2012年のロンドンオリンピックで、日本体操史上初となる3きょうだい揃っての五輪出場を果たした田中家。ただでさえ難しい代表の切符をなぜ揃って手に入れられたのか。田中理恵が田中家の教育法を振り返る。

 物心ついた時には、家の中にトランポリンや鉄棒、庭には競技用のトランポリンもあって、遊び道具が体操競技の器具だったんです。だから飛んだり、回ったり、跳ねたりしたいと思うのは自然なことでした。

 兄が先に体操競技を始めていたのですが、見ていてとても格好良くて。小学校1年生の時に「体操をやりたい」と両親に言ったのを覚えています。

 ただ「体操をしなきゃ」と思ったことはありませんでした。

 放課後、みんなはお友達の家に遊びに行きますが、私たちは好きな体操をしに遊びに行くという感覚。この感覚を父はすごく大事にしていました。

「ずっと体操をやりたかったら、体操を好きでいなさい。体操は遊びなんだよ。楽しくなくなったら遊びじゃないし、自分のやりたいようにやりなさい」と小学校の頃はずっと言われていました。

“田中家のルール”ができたきっかけ

 一度、体育館から帰る車の中で、練習を見ていた母に「どうして理恵、今日立たされて怒られてたの?」と聞かれたことがありました。その時、すごく嫌な気持ちになったんです。今日怒られた内容や、練習について、ここでもう1回言わなきゃいけないの? って。

 別に意地悪をしたわけではないのですが、母の車に乗ったら何か聞かれるかもしれないとみんなが思ったのでしょう。

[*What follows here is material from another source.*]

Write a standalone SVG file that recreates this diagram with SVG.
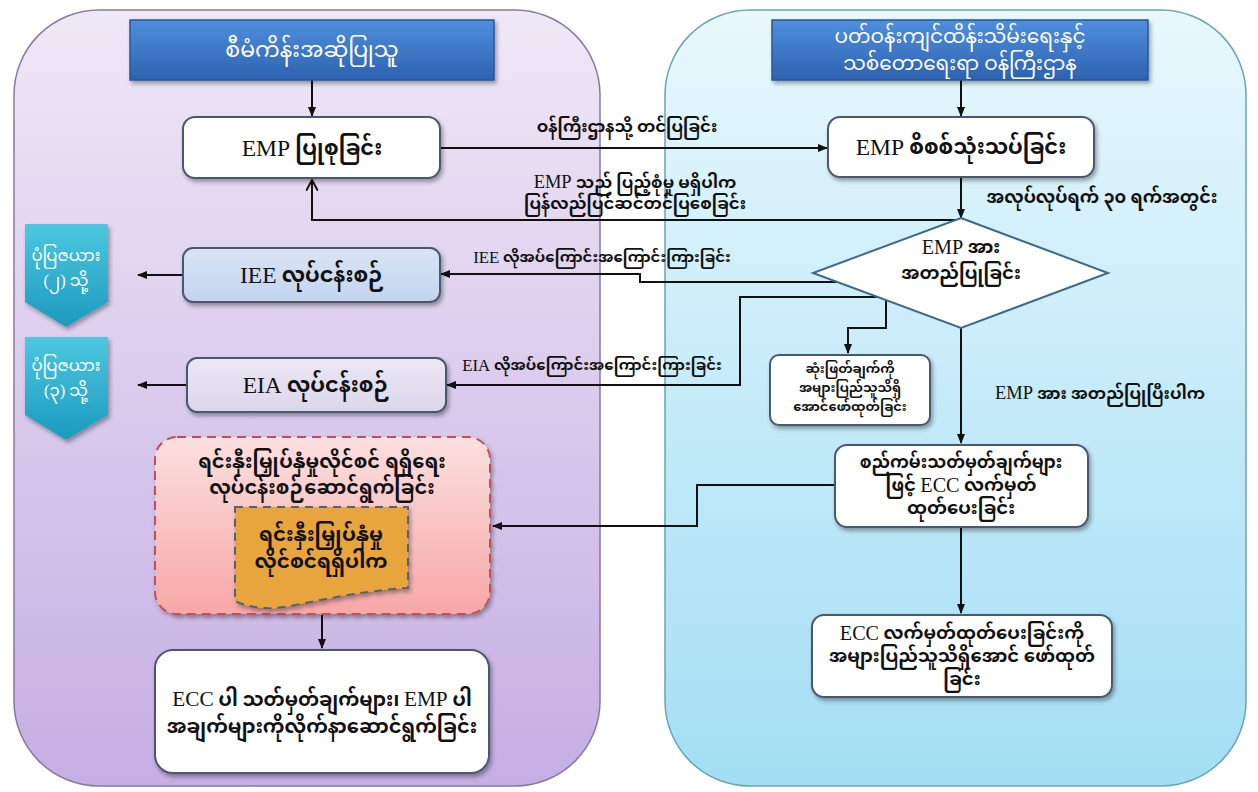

翌日から3きょうだいとも母の車には乗らず、父の車に乗るようになりました。

 その時両親は「家では子供から『今日こういう技ができたよ』と自慢をしたがる環境作りをしなくてはいけない」と話し合ったそうです。そこからは家の中では、両親から体操の話を持ち出さないというのが、田中家のルールになりました。